The broader labor movement has been vocal since the May 25 killing of George Floyd, a handcuffed Black man who died after a white police officer pressed his knee into Floyd’s neck for nearly eight minutes during an arrest over counterfeit money.

Says who?  Apparently just the AP reporter, since there is no factual support for this naked claim offered in the article.

And that brings up a good point — who is the author of the story?  About Aaron Morrison from his own website:

Aaron’s work typically focuses on race, civil rights, criminal justice reform and grassroots social movements. He has embedded himself with activists to document developments in the Movement for Black Lives.
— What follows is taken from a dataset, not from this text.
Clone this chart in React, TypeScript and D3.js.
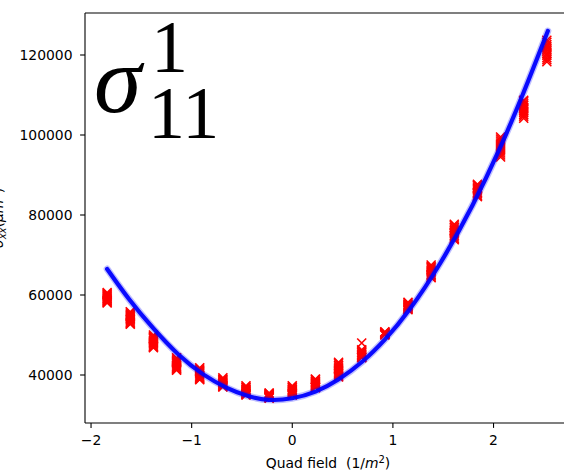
import React from "react";
import * as d3 from "d3";

const W = 564;
const H = 476;

// quad field settings (1/m^2)
const quadField = [-1.84, -1.61, -1.38, -1.15, -0.92, -0.69, -0.46, -0.23, 0, 0.23, 0.46, 0.69, 0.92, 1.15, 1.38, 1.61, 1.84, 2.07, 2.3, 2.53];

// measured sigma_xx shots per quad setting
const shots = [
  [60600, 60300, 60100, 59800, 59600, 59300, 59100, 58900, 58600, 58400, 58200, 58000],
  [55800, 55500, 55200, 54900, 54600, 54300, 54100, 53800, 53500, 53200, 52900, 52700],
  [50000, 49700, 49400, 49100, 48700, 48400, 48100, 47800, 47500, 47200, 47000, 46800],
  [44300, 44000, 43700, 43400, 43100, 42800, 42500, 42200, 41900, 41600, 41400, 41200],
  [41800, 41500, 41200, 40900, 40600, 40300, 40000, 39700, 39400, 39200, 39000, 38800],
  [39300, 39000, 38800, 38600, 38300, 38100, 37900, 37700, 37500, 37300, 37100, 37000],
  [37300, 37000, 36800, 36500, 36300, 36100, 35900, 35700, 35500, 35300, 35100, 35000],
  [35500, 35400, 35200, 35100, 34900, 34800, 34700, 34600, 34500, 34400, 34300, 34200],
  [37300, 37000, 36800, 36500, 36300, 36100, 35900, 35700, 35500, 35300, 35100, 35000],
  [39000, 38800, 38500, 38300, 38100, 37900, 37700, 37500, 37300, 37100, 36900, 36800],
  [43200, 42800, 42400, 42000, 41700, 41300, 41000, 40700, 40300, 40000, 39700, 39500],
  [48000, 46300, 46000, 45700, 45500, 45200, 45000, 44800, 44600, 44400, 44300],
  [50800, 50700, 50600, 50500, 50400, 50300, 50200, 50100, 50000],
  [58200, 58000, 57700, 57500, 57300, 57100, 56900, 56700, 56500, 56300],
  [67500, 67100, 66800, 66500, 66100, 65800, 65500, 65100, 64800, 64500, 64300],
  [77700, 77300, 76900, 76500, 76100, 75700, 75300, 74900, 74500, 74100, 73800],
  [87700, 87400, 87000, 86700, 86300, 86000, 85600, 85300, 84900, 84600],
  [99500, 99000, 98500, 98000, 97500, 97000, 96500, 96000, 95500, 95000, 94500],
  [108700, 108300, 107800, 107400, 106900, 106500, 106000, 105600, 105100, 104700, 104200],
  [123700, 123200, 122600, 122100, 121500, 121000, 120400, 119900, 119300, 118800, 118300],
];

// fitted curve
const fitX = [-1.84, -1.63, -1.38, -1.13, -0.89, -0.64, -0.45, -0.24, 0, 0.23, 0.46, 0.7, 0.92, 1.15, 1.47, 1.8, 2.07, 2.3, 2.54];
const fitY = [66500, 59000, 51500, 44800, 40000, 36500, 34700, 33500, 34000, 35600, 38700, 43200, 48700, 55500, 67500, 82500, 96800, 110500, 126000];

const xTicks = [-2, -1, 0, 1, 2];
const yTicks = [40000, 60000, 80000, 100000, 120000];

const left = 85;
const right = 571;
const top = 13;
const bottom = 423;

export default function App() {
  const x = d3.scaleLinear().domain([-2.06, 2.77]).range([left, right]);
  const y = d3.scaleLinear().domain([28000, 130500]).range([bottom, top]);

  const fitPts: [number, number][] = fitX.map((v, i) => [v, fitY[i]]);
  const line = d3
    .line<[number, number]>()
    .x((d) => x(d[0]))
    .y((d) => y(d[1]))
    .curve(d3.curveBasis);
  const path = line(fitPts) || "";

  const font = "'DejaVu Sans', sans-serif";
  const fs = 13.9;
  const m = 4.5;

  return (
    <svg width={W} height={H} style={{ position: "absolute", left: 0, top: 0, background: "#fff" }}>
      <rect x={0} y={0} width={W} height={H} fill="#fff" />
      {/* markers */}
      <g stroke="#ff0000" strokeWidth={1.6} strokeLinecap="butt">
        {shots.map((arr, i) =>
          arr.map((v, j) => {
            const cx = x(quadField[i]);
            const cy = y(v);
            return (
              <path
                key={`${i}-${j}`}
                d={`M${cx - m},${cy - m}L${cx + m},${cy + m}M${cx - m},${cy + m}L${cx + m},${cy - m}`}
              />
            );
          })
        )}
      </g>
      {/* fit curve */}
      <path d={path} fill="none" stroke="#0000ff" strokeOpacity={0.25} strokeWidth={7} strokeLinecap="round" />
      <path d={path} fill="none" stroke="#0000ff" strokeOpacity={0.95} strokeWidth={4.2} strokeLinecap="round" />

      {/* spines */}
      <g stroke="#000" strokeWidth={1.1} fill="none">
        <line x1={left} y1={top} x2={left} y2={bottom} />
        <line x1={left} y1={bottom} x2={right} y2={bottom} />
        <line x1={left} y1={top} x2={right} y2={top} />
        <line x1={right} y1={top} x2={right} y2={bottom} />
      </g>

      {/* ticks */}
      <g fontFamily={font} fontSize={fs} fill="#000">
        {xTicks.map((t) => (
          <g key={t}>
            <line x1={x(t)} x2={x(t)} y1={bottom} y2={bottom + 4.9} stroke="#000" strokeWidth={1.1} />
            <text x={x(t)} y={bottom + 22} textAnchor="middle">
              {t < 0 ? `\u2212${Math.abs(t)}` : `${t}`}
            </text>
          </g>
        ))}
        {yTicks.map((t) => (
          <g key={t}>
            <line x1={left - 4.9} x2={left} y1={y(t)} y2={y(t)} stroke="#000" strokeWidth={1.1} />
            <text x={left - 12.5} y={y(t) + 5} textAnchor="end">
              {t}
            </text>
          </g>
        ))}
      </g>

      {/* x label */}
      <text x={(left + right) / 2} y={468} textAnchor="middle" fontFamily={font} fontSize={fs} fill="#000">
        {"Quad field\u00a0\u00a0(1/"}
        <tspan fontStyle="italic">m</tspan>
        <tspan dy={-5} fontSize={10}>2</tspan>
        <tspan dy={5}>)</tspan>
      </text>

      {/* y label (cut off at the left edge, as in the reference) */}
      <text
        transform={`translate(3, ${(top + bottom) / 2}) rotate(-90)`}
        textAnchor="middle"
        fontFamily={font}
        fontSize={fs}
        fill="#000"
      >
        <tspan fontStyle="italic">σ</tspan>
        <tspan dy={3} fontSize={10} fontStyle="italic">xx</tspan>
        <tspan dy={-3}>(</tspan>
        <tspan fontStyle="italic">μm</tspan>
        <tspan dy={-5} fontSize={10}>2</tspan>
        <tspan dy={5}>)</tspan>
      </text>

      {/* big annotation */}
      <g fontFamily="'Liberation Serif', 'DejaVu Serif', serif" fill="#000">
        <text x={94} y={112} fontSize={96} fontStyle="italic">σ</text>
        <text x={151} y={72} fontSize={74}>1</text>
        <text x={148} y={138} fontSize={74}>11</text>
      </g>
    </svg>
  );
}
Ok — he’s an advocate.  Good to know.

…[T]he union leaders say they are following the lead of professional athletes who last week staged walkouts over the shooting. Basketball, baseball and tennis league games had to be postponed. Some athletes resumed game play only after having talks with league officials over ways to support the push for policing reforms and to honor victims of police and vigilante violence.

“Postponed” being the keyword.  Hey Aaron — all the postponed games were played.  The Lakers and Clipper players “uncanceled” their season when they were told that canceling the remainder of their season would “cancel” the owners’ obligation to pay them their contracts.

So those “professional athletes” — professional meaning they get paid for what they do — didn’t miss any paychecks in connection with their brave stance in support of social justice.

Public and private employers are faced with a “Which side are you on?” moment due to growing support for the BLM movement, said Maurice Mitchell, national director of the Working Families Party and a leading organizer in the Movement for Black Lives, a national coalition of 150 Black-led organizations.

“If I was a decision-maker that was considering whether or not to meet the demands of the unions, I would be scared,” Mitchell said. “This movement is spreading. We’ve been on the streets consistently, we’re building on the electoral front, and now we’re seeing this conversation at the highest levels of labor.”

I suspect union workers are going to be conflicted in their views when their union leadership says “STRIKE.”

“Not for higher wages or better benefits like usual.  We’re striking for police reform and racial justice.”

He should write for SNL — this has all the makings of a good skit.